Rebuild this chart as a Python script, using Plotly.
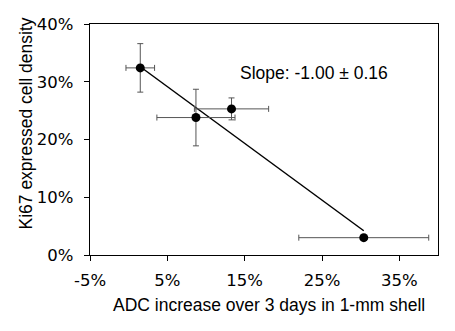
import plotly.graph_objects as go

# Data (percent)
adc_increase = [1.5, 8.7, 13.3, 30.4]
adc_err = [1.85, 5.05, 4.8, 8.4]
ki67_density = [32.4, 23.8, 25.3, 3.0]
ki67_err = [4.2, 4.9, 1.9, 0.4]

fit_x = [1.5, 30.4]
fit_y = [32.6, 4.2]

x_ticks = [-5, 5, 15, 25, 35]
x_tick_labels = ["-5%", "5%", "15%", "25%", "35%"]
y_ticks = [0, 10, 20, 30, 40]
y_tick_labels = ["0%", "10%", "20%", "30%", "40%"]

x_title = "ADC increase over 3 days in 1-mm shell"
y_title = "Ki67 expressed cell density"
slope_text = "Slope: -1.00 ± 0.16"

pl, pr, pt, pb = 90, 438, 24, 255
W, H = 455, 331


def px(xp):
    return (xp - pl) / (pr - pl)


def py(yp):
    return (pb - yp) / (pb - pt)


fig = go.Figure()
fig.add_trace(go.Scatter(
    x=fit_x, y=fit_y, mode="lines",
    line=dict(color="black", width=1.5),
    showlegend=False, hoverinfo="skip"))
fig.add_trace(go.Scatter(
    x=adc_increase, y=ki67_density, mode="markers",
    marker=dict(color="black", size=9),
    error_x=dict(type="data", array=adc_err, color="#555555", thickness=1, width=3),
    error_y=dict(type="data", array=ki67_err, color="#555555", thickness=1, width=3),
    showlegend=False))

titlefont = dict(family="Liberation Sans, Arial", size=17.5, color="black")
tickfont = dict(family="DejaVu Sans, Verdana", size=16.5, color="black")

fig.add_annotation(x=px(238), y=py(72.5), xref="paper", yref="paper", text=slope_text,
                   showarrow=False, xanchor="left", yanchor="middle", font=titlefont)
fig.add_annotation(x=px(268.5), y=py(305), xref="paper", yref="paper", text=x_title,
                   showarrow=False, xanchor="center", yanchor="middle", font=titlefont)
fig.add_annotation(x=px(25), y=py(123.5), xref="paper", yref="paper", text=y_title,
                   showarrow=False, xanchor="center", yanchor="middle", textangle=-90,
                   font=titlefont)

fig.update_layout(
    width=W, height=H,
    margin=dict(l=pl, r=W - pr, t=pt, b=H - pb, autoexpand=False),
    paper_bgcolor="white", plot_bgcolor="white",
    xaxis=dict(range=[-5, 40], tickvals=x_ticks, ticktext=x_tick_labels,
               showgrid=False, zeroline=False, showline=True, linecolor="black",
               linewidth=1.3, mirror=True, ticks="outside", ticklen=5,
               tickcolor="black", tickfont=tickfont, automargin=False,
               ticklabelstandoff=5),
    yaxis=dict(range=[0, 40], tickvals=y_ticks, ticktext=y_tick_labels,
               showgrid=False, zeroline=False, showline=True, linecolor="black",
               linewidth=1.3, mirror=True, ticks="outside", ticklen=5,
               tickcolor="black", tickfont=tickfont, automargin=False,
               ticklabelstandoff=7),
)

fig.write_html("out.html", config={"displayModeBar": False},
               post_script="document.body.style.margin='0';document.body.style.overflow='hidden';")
· · ·
_Problem to work on_
Omit the pictures and give the material again, exactly and in full.

_Result of the task_
Rebuild this chart as a Python script, using Plotly.
import plotly.graph_objects as go

# Data (percent)
adc_increase = [1.5, 8.7, 13.3, 30.4]
adc_err = [1.85, 5.05, 4.8, 8.4]
ki67_density = [32.4, 23.8, 25.3, 3.0]
ki67_err = [4.2, 4.9, 1.9, 0.4]

fit_x = [1.5, 30.4]
fit_y = [32.6, 4.2]

x_ticks = [-5, 5, 15, 25, 35]
x_tick_labels = ["-5%", "5%", "15%", "25%", "35%"]
y_ticks = [0, 10, 20, 30, 40]
y_tick_labels = ["0%", "10%", "20%", "30%", "40%"]

x_title = "ADC increase over 3 days in 1-mm shell"
y_title = "Ki67 expressed cell density"
slope_text = "Slope: -1.00 ± 0.16"

pl, pr, pt, pb = 90, 438, 24, 255
W, H = 455, 331


def px(xp):
    return (xp - pl) / (pr - pl)


def py(yp):
    return (pb - yp) / (pb - pt)


fig = go.Figure()
fig.add_trace(go.Scatter(
    x=fit_x, y=fit_y, mode="lines",
    line=dict(color="black", width=1.5),
    showlegend=False, hoverinfo="skip"))
fig.add_trace(go.Scatter(
    x=adc_increase, y=ki67_density, mode="markers",
    marker=dict(color="black", size=9),
    error_x=dict(type="data", array=adc_err, color="#555555", thickness=1, width=3),
    error_y=dict(type="data", array=ki67_err, color="#555555", thickness=1, width=3),
    showlegend=False))

titlefont = dict(family="Liberation Sans, Arial", size=17.5, color="black")
tickfont = dict(family="DejaVu Sans, Verdana", size=16.5, color="black")

fig.add_annotation(x=px(238), y=py(72.5), xref="paper", yref="paper", text=slope_text,
                   showarrow=False, xanchor="left", yanchor="middle", font=titlefont)
fig.add_annotation(x=px(268.5), y=py(305), xref="paper", yref="paper", text=x_title,
                   showarrow=False, xanchor="center", yanchor="middle", font=titlefont)
fig.add_annotation(x=px(25), y=py(123.5), xref="paper", yref="paper", text=y_title,
                   showarrow=False, xanchor="center", yanchor="middle", textangle=-90,
                   font=titlefont)

fig.update_layout(
    width=W, height=H,
    margin=dict(l=pl, r=W - pr, t=pt, b=H - pb, autoexpand=False),
    paper_bgcolor="white", plot_bgcolor="white",
    xaxis=dict(range=[-5, 40], tickvals=x_ticks, ticktext=x_tick_labels,
               showgrid=False, zeroline=False, showline=True, linecolor="black",
               linewidth=1.3, mirror=True, ticks="outside", ticklen=5,
               tickcolor="black", tickfont=tickfont, automargin=False,
               ticklabelstandoff=5),
    yaxis=dict(range=[0, 40], tickvals=y_ticks, ticktext=y_tick_labels,
               showgrid=False, zeroline=False, showline=True, linecolor="black",
               linewidth=1.3, mirror=True, ticks="outside", ticklen=5,
               tickcolor="black", tickfont=tickfont, automargin=False,
               ticklabelstandoff=7),
)

fig.write_html("out.html", config={"displayModeBar": False},
               post_script="document.body.style.margin='0';document.body.style.overflow='hidden';")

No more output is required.